Challenge.
How many of the lines contain the string "that"? Give the number, with no other words.

Dataset extract.
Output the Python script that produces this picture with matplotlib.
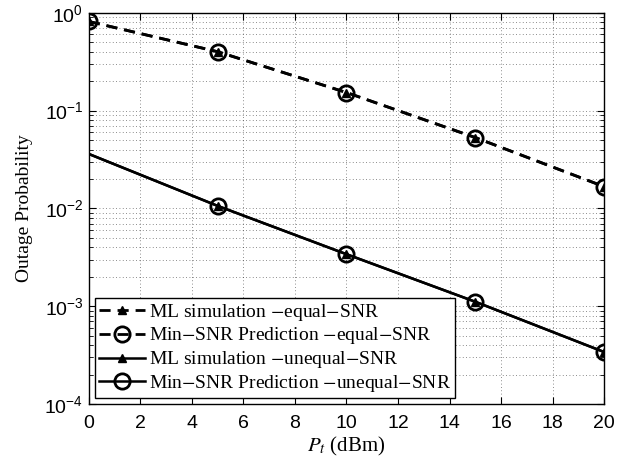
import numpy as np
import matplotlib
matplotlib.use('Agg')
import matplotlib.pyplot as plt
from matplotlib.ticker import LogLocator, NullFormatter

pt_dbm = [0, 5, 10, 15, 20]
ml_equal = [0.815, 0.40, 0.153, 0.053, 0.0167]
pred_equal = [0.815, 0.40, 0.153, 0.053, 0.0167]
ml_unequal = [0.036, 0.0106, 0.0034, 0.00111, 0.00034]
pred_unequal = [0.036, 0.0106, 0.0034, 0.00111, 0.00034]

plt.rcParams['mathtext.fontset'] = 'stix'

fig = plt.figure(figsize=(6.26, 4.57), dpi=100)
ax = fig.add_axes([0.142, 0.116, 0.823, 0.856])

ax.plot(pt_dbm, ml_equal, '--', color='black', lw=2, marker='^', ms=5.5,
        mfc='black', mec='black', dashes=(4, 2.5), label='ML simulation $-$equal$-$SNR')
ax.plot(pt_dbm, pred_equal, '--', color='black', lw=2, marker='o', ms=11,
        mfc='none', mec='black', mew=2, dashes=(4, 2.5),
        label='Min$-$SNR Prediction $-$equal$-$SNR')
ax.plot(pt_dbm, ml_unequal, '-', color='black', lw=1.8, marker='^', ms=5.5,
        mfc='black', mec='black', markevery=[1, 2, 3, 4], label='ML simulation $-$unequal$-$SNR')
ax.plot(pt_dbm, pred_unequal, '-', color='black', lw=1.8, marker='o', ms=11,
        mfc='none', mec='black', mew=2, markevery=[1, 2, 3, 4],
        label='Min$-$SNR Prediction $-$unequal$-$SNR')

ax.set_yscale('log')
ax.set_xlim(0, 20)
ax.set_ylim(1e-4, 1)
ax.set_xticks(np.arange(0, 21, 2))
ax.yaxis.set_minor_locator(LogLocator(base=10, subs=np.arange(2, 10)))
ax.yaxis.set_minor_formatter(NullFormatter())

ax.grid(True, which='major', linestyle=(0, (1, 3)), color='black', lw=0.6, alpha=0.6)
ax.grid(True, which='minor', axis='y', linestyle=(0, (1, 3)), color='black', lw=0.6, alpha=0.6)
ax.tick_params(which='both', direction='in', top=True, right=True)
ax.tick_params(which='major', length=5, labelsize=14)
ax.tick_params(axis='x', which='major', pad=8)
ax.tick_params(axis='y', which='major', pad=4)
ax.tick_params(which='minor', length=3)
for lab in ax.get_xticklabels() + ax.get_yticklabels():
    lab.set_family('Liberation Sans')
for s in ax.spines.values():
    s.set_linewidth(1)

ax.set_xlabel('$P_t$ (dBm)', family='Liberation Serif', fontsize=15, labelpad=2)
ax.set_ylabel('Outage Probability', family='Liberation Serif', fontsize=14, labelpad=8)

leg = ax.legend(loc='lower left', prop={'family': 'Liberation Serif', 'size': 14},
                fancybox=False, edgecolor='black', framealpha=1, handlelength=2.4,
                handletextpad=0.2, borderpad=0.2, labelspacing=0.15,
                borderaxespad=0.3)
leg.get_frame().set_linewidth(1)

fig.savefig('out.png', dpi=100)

--

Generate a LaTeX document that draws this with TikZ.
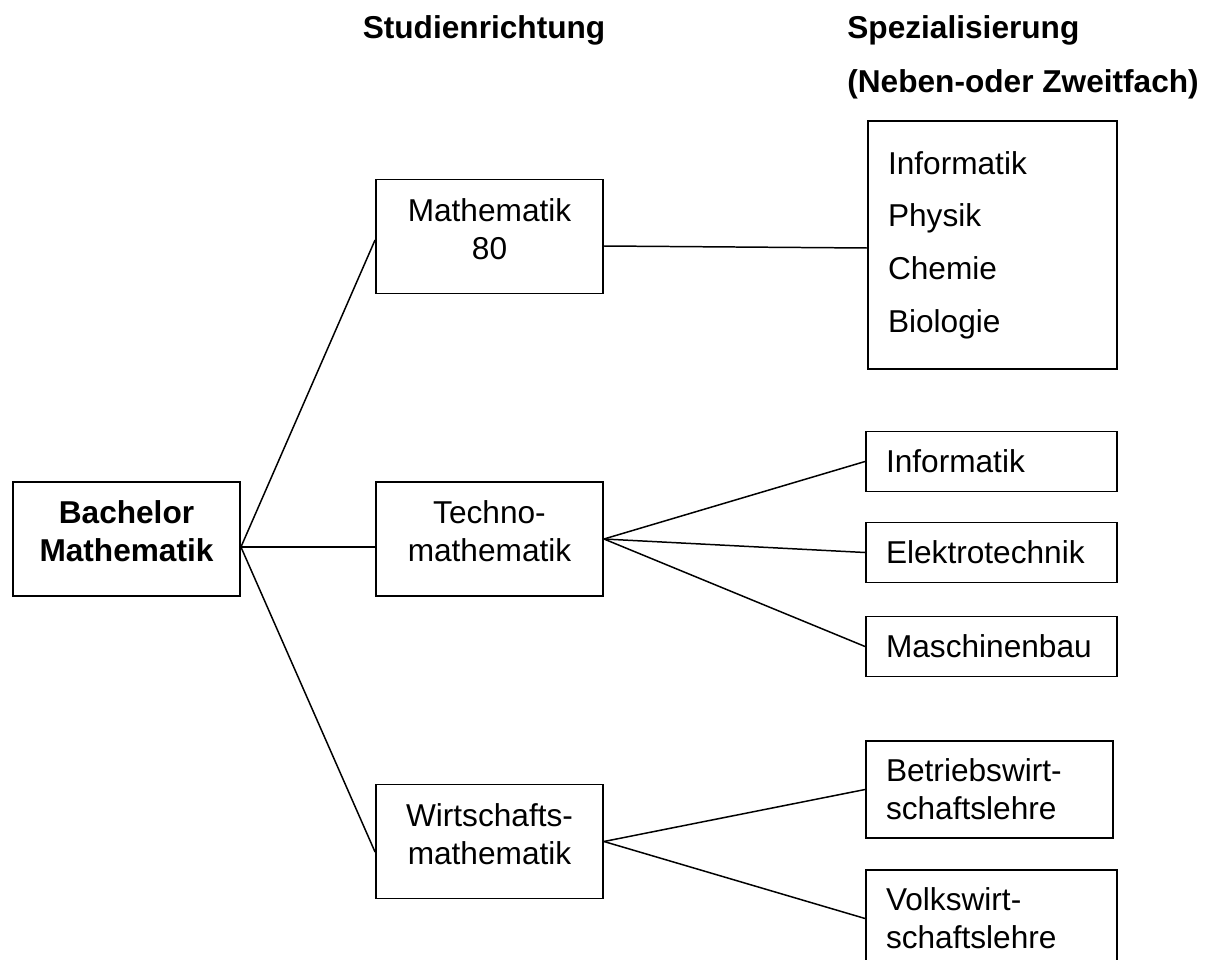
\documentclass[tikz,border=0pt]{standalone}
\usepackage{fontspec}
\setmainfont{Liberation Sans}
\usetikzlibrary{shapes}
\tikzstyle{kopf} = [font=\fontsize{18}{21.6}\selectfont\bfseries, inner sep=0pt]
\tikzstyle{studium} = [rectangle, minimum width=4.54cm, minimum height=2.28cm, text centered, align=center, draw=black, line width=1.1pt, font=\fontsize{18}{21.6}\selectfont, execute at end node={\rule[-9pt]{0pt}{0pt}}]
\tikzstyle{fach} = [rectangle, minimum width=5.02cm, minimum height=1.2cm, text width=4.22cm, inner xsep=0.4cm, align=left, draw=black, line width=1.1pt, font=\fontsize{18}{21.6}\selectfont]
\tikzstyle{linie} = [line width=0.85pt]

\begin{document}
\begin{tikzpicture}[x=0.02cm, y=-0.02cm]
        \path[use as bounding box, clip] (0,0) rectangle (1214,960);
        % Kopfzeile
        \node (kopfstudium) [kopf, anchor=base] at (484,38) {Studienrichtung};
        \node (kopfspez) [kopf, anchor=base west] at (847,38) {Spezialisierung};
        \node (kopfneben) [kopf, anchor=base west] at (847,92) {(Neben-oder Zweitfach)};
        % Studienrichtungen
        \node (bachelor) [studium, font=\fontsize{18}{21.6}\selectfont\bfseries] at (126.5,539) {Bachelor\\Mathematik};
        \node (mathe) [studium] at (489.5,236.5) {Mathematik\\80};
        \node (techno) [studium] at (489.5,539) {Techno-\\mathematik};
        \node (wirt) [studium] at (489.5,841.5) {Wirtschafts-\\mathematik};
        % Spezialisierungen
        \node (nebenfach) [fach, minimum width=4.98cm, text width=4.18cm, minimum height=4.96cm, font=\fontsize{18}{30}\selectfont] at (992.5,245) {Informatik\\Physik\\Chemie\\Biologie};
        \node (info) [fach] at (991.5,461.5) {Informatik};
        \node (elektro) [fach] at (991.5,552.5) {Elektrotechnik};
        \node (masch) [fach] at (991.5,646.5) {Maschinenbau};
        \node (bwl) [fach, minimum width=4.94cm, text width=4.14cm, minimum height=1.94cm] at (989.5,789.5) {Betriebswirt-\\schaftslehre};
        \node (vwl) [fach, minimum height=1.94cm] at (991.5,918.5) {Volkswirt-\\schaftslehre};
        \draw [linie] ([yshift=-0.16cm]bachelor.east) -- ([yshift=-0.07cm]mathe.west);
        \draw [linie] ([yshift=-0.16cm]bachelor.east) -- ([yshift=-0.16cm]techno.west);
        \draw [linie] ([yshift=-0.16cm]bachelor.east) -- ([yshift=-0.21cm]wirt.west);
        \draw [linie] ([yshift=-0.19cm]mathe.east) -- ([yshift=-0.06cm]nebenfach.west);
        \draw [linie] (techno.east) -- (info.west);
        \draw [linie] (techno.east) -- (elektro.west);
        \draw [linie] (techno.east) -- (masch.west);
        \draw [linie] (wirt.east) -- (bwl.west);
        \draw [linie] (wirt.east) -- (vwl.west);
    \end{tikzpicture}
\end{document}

Output for this exercise.
2